Question

Light is incident on a thin lens as shown in figure. The radius of curvature of both the surfaces is $R$. The focal length for this system will be

• A. $\frac{{\mu }_{3}R}{{\mu }_1}$
• B. $\frac{{\mu }_2}{R}{\mu }_2-{\mu }_1$
• C. $\frac{{\mu }_2-{\mu }_1}{R}$
• D. $\frac{{\mu }_{3}R}{{\mu }_3-{\mu }_1}$

Answer 1

The correct option is D $\frac{{\mu }_{3}R}{{\mu }_3-{\mu }_1}$

Since incident ray striking at first curved surface are parallel, it means object is at infinity.
$u=-\infty$
For refraction at first surface,

$\frac{{\mu }_2}{v_1}-\frac{{\mu }_1}{-\infty }=\frac{{\mu }_2-{\mu }_1}{+R}$

$\Rightarrow \frac{{\mu }_2}{v_1}=\frac{{\mu }_2-{\mu }_1}{R}.......\left(i\right)$

Now the image distance $v_1$ for refraction at first surface will serve as object distance for second curved surface.
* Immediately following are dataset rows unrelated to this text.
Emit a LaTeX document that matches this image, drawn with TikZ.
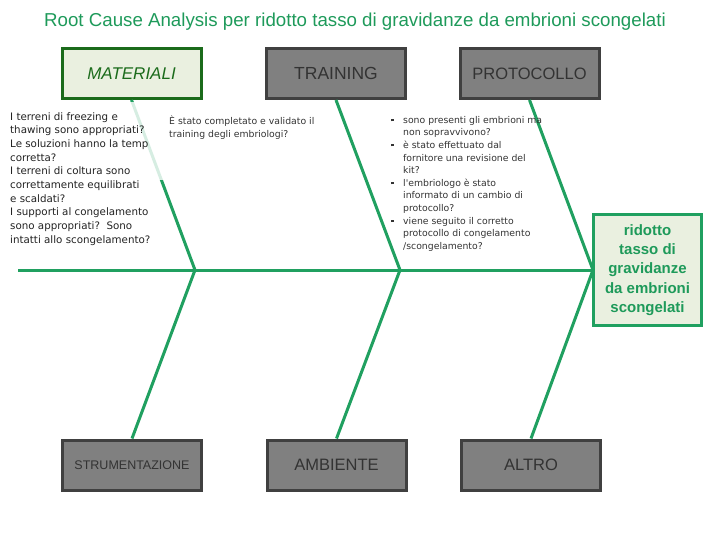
\documentclass[tikz,border=0pt]{standalone}
\usepackage{fontspec}
\setmainfont{Liberation Sans}
\newfontfamily\widefont{DejaVu Sans}
\definecolor{bone}{HTML}{20A060}
\definecolor{titlegreen}{HTML}{1E9A5A}
\definecolor{darkgreen}{HTML}{1B6B1B}
\definecolor{lightfill}{HTML}{EAF0E0}
\definecolor{boxgray}{HTML}{808080}
\definecolor{boxedge}{HTML}{404040}
\definecolor{boxtext}{HTML}{333333}
\definecolor{bodytext}{HTML}{222222}
\newcommand{\bulsq}{\makebox[12pt][l]{\raisebox{2pt}{\rule{2.5pt}{2.5pt}}}}
\begin{document}
\begin{tikzpicture}[x=1pt,y=-1pt,
  catbox/.style={draw=boxedge,fill=boxgray,line width=3pt,minimum width=139pt,minimum height=50pt,inner sep=0pt,text=boxtext,font=\fontsize{16.5}{18}\selectfont},
  matbox/.style={catbox,draw=darkgreen,fill=lightfill,text=darkgreen,font=\fontsize{17}{19}\selectfont\itshape},
  goalbox/.style={draw=bone,fill=lightfill,line width=3pt,minimum width=108pt,minimum height=111pt,inner sep=0pt,text=titlegreen,align=center,font=\fontsize{15}{19.3}\selectfont\bfseries},
  boneline/.style={draw=bone,line width=3pt},
  body/.style={anchor=north west,inner sep=0pt,align=left,text=bodytext},
  small/.style={anchor=north west,inner sep=0pt,align=left,text=boxtext,font=\widefont\fontsize{9.3}{12.6}\selectfont}
]
\useasboundingbox (0,0) rectangle (720,540);
% title
\node[text=titlegreen,font=\fontsize{18.7}{21}\selectfont] (title) at (355,22) {Root Cause Analysis per ridotto tasso di gravidanze da embrioni scongelati};
% boxes
\node[matbox] (mat) at (131.5,73.5) {MATERIALI};
\node[catbox,font=\fontsize{17.5}{19}\selectfont] (tra) at (336,73.5) {TRAINING};
\node[catbox] (pro) at (529.5,73.5) {PROTOCOLLO};
\node[catbox,font=\fontsize{12.5}{14}\selectfont] (str) at (132,465) {STRUMENTAZIONE};
\node[catbox] (amb) at (336.5,465) {AMBIENTE};
\node[catbox] (alt) at (531,465) {ALTRO};
\node[goalbox] (goal) at (647.5,270) {ridotto\\tasso di\\gravidanze\\da embrioni\\scongelati};
% joints
\coordinate (tail) at (18,270);
\coordinate (j1) at (195,270);
\coordinate (j2) at (400,270);
\coordinate (j3) at (593,270);
% bones
\draw[boneline] (tail) -- (goal.west);
\draw[boneline,line join=miter] (mat.south) -- (j1) -- (str.north);
\draw[boneline,line join=miter] (tra.south) -- (j2) -- (amb.north);
\draw[boneline,line join=miter] (pro.south) -- (j3) -- (alt.north);
% translucent text background over the MATERIALI bone
\fill[white,opacity=0.82] (8,102) rectangle (165,180);
% texts
\node[body,font=\widefont\fontsize{10.3}{13.7}\selectfont] (mattext) at (10,112) {I terreni di freezing e\\thawing sono appropriati?\\Le soluzioni hanno la temp\\corretta?\\I terreni di coltura sono\\correttamente equilibrati\\e scaldati?\\I supporti al congelamento\\sono appropriati?\ \ Sono\\intatti allo scongelamento?};
\node[small] (tratext) at (169,116) {È stato completato e validato il\\training degli embriologi?};
\node[small] (protext) at (391,116) {%
\bulsq sono presenti gli embrioni ma\\
\hspace*{12pt}non sopravvivono?\\
\bulsq è stato effettuato dal\\
\hspace*{12pt}fornitore una revisione del\\
\hspace*{12pt}kit?\\
\bulsq l'embriologo è stato\\
\hspace*{12pt}informato di un cambio di\\
\hspace*{12pt}protocollo?\\
\bulsq viene seguito il corretto\\
\hspace*{12pt}protocollo di congelamento\\
\hspace*{12pt}/scongelamento?};
\end{tikzpicture}
\end{document}
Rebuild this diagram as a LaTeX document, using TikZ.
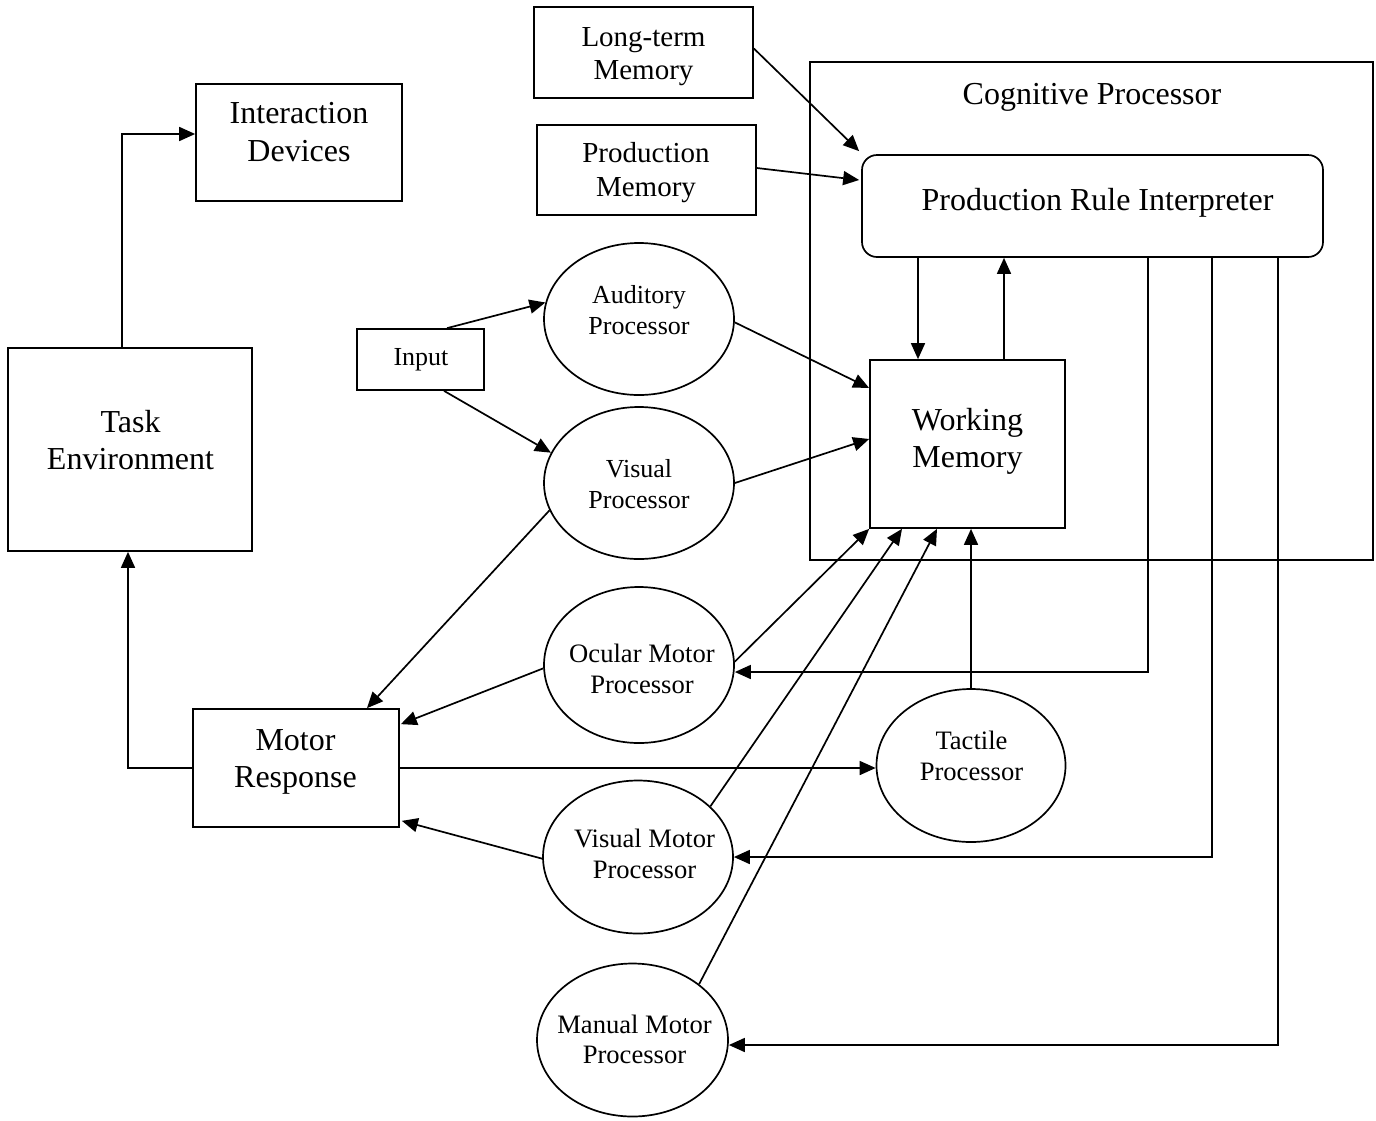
\documentclass[tikz,border=0pt]{standalone}
\usepackage{fontspec}
\setmainfont{Liberation Serif}
\usetikzlibrary{arrows.meta,shapes.geometric}
\begin{document}
\begin{tikzpicture}[x=1pt,y=-1pt,
  box/.style={draw,line width=1.7pt,inner sep=0pt},
  proc/.style={draw,ellipse,line width=1.7pt,inner sep=0pt},
  arr/.style={line width=1.7pt,-{Triangle[length=16pt,width=14pt]}},
  bigt/.style={font=\fontsize{32}{37}\selectfont,align=center,inner sep=0pt},
  smallt/.style={font=\fontsize{26}{31}\selectfont,align=center,inner sep=0pt}]
\useasboundingbox (0,0) rectangle (1376,1120);

% Cognitive processor frame
\node[box,minimum width=563pt,minimum height=498pt] (cog) at (1091.5,311) {};
\node[bigt,anchor=base] (cogT) at (1092,104) {Cognitive Processor};

% boxes
\node[box,minimum width=219pt,minimum height=91pt] (ltm) at (643.5,52.5) {};
\node[font=\fontsize{29}{33}\selectfont,align=center,inner sep=0pt] (ltmT) at (643.5,55.9) {\strut Long-term\\\strut Memory};
\node[box,minimum width=219pt,minimum height=90pt] (pm) at (646.5,170) {};
\node[font=\fontsize{29}{34.5}\selectfont,align=center,inner sep=0pt] (pmT) at (646,172.6) {\strut Production\\\strut Memory};
\node[box,rounded corners=15pt,minimum width=461pt,minimum height=102pt] (pri) at (1092.5,206) {};
\node[bigt,anchor=base] (priT) at (1097.5,210) {Production Rule Interpreter};
\node[box,minimum width=206pt,minimum height=117pt] (idev) at (299,142.5) {};
\node[bigt,font=\fontsize{32}{38}\selectfont] (idevT) at (299,134.4) {\strut Interaction\\\strut Devices};
\node[box,minimum width=244pt,minimum height=203pt] (task) at (130,449.5) {};
\node[bigt] (taskT) at (130.5,443.1) {\strut Task\\\strut Environment};
\node[box,minimum width=127pt,minimum height=61pt] (input) at (420.5,359.5) {};
\node[smallt,anchor=base] (inputT) at (421,365) {Input};
\node[box,minimum width=195pt,minimum height=168pt] (wm) at (967.5,444) {};
\node[bigt] (wmT) at (967.5,442) {\strut Working\\\strut Memory};
\node[box,minimum width=206pt,minimum height=118pt] (mr) at (296,768) {};
\node[bigt] (mrT) at (295.5,761.1) {\strut Motor\\\strut Response};

% ellipses
\node[proc,minimum width=190pt,minimum height=152pt] (aud) at (639,319) {};
\node[smallt] (audT) at (639,312.3) {\strut Auditory\\\strut Processor};
\node[proc,minimum width=190pt,minimum height=152pt] (vis) at (639,483) {};
\node[smallt] (visT) at (639,486.3) {\strut Visual\\\strut Processor};
\node[proc,minimum width=190pt,minimum height=156pt] (ocu) at (639,665) {};
\node[smallt,font=\fontsize{26.6}{31}\selectfont] (ocuT) at (642,671.3) {\strut Ocular Motor\\\strut Processor};
\node[proc,minimum width=189pt,minimum height=153pt] (tac) at (971,765.5) {};
\node[smallt,font=\fontsize{26.6}{31}\selectfont] (tacT) at (971.5,758.3) {\strut Tactile\\\strut Processor};
\node[proc,minimum width=190pt,minimum height=153pt] (vmp) at (638,857) {};
\node[smallt,font=\fontsize{26.6}{31}\selectfont] (vmpT) at (644.5,856.3) {\strut Visual Motor\\\strut Processor};
\node[proc,minimum width=191pt,minimum height=153pt] (mmp) at (632.5,1040) {};
\node[smallt,font=\fontsize{26.6}{30}\selectfont] (mmpT) at (634.5,1042) {\strut Manual Motor\\\strut Processor};

% connectors
\draw[arr] ([yshift=4pt]ltm.east) -- ([xshift=-2pt,yshift=3pt]pri.north west);
\draw[arr] ([yshift=2pt]pm.east) -- ([xshift=-2pt,yshift=26pt]pri.west);
\draw[arr] ([xshift=-49.5pt]wm.north |- pri.south) -- ([xshift=-49.5pt]wm.north);
\draw[arr] ([xshift=36.5pt]wm.north) -- ([xshift=36.5pt]wm.north |- pri.south);
\draw[arr] ([xshift=26.5pt]input.north) -- (aud.170);
\draw[arr] ([xshift=23.5pt]input.south) -- (vis.161);
\draw[arr] (aud.-2) -- ([yshift=56pt]wm.west);
\draw[arr] (vis.east) -- ([yshift=5pt]wm.west);
\draw[arr] (vis.197) -- ([xshift=71pt]mr.north);
\draw[arr] (ocu.182) -- ([xshift=1pt,yshift=-16pt]mr.north east);
\draw[arr] (vmp.181) -- ([xshift=2pt,yshift=7pt]mr.south east);
\draw[arr] (mr.east) -- (mr.east -| tac.west);
\draw[arr] (mr.west) -| ([xshift=-2pt]task.south);
\draw[arr] ([xshift=-8pt]task.north) |- ([yshift=8.5pt]idev.west);
\draw[arr] (ocu.2) -- (wm.south west);
\draw[arr] (vmp.35) -- ([xshift=-65.5pt]wm.south);
\draw[arr] (mmp.40) -- ([xshift=-30.5pt]wm.south);
\draw[arr] (tac.north) -- (tac.north |- wm.south);
\draw[arr] ([xshift=55.5pt]pri.south) |- ([yshift=-7pt]ocu.east);
\draw[arr] ([xshift=119.5pt]pri.south) |- (vmp.east);
\draw[arr] ([xshift=185.5pt]pri.south) |- ([yshift=-5pt]mmp.east);
\end{tikzpicture}
\end{document}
$\frac{{\mu }_3}{v_2}-\frac{{\mu }_2}{v_1}=\frac{{\mu }_3-{\mu }_2}{+R}.....\left(ii\right)$

Focal length for system will be image distance for 2nd spherical surface.
sustituting in Eq. (ii) from Eq. (i),

$\frac{{\mu }_3}{v_2}-\frac{{\mu }_2-{\mu }_1}{R}=\frac{{\mu }_3-{\mu }_2}{R}$

$\Rightarrow \frac{{\mu }_3}{v_2}=\frac{({\mu }_3-{\mu }_2)+({\mu }_2-{\mu }_1)}{R}$

$\Rightarrow \frac{{\mu }_3}{v_2}=\frac{{\mu }_3-{\mu }_1}{R}$

$\Rightarrow v_2=\frac{{\mu }_{3}R}{{\mu }_3-{\mu }_1}$

$\therefore f=v_2=\frac{{\mu }_{3}R}{{\mu }_3-{\mu }_1}$

Why this question? It intends to showcase you "the application of refraction at a spherical surface, instead of lens maker's formula." Tip: The final image distance will give focal length of system.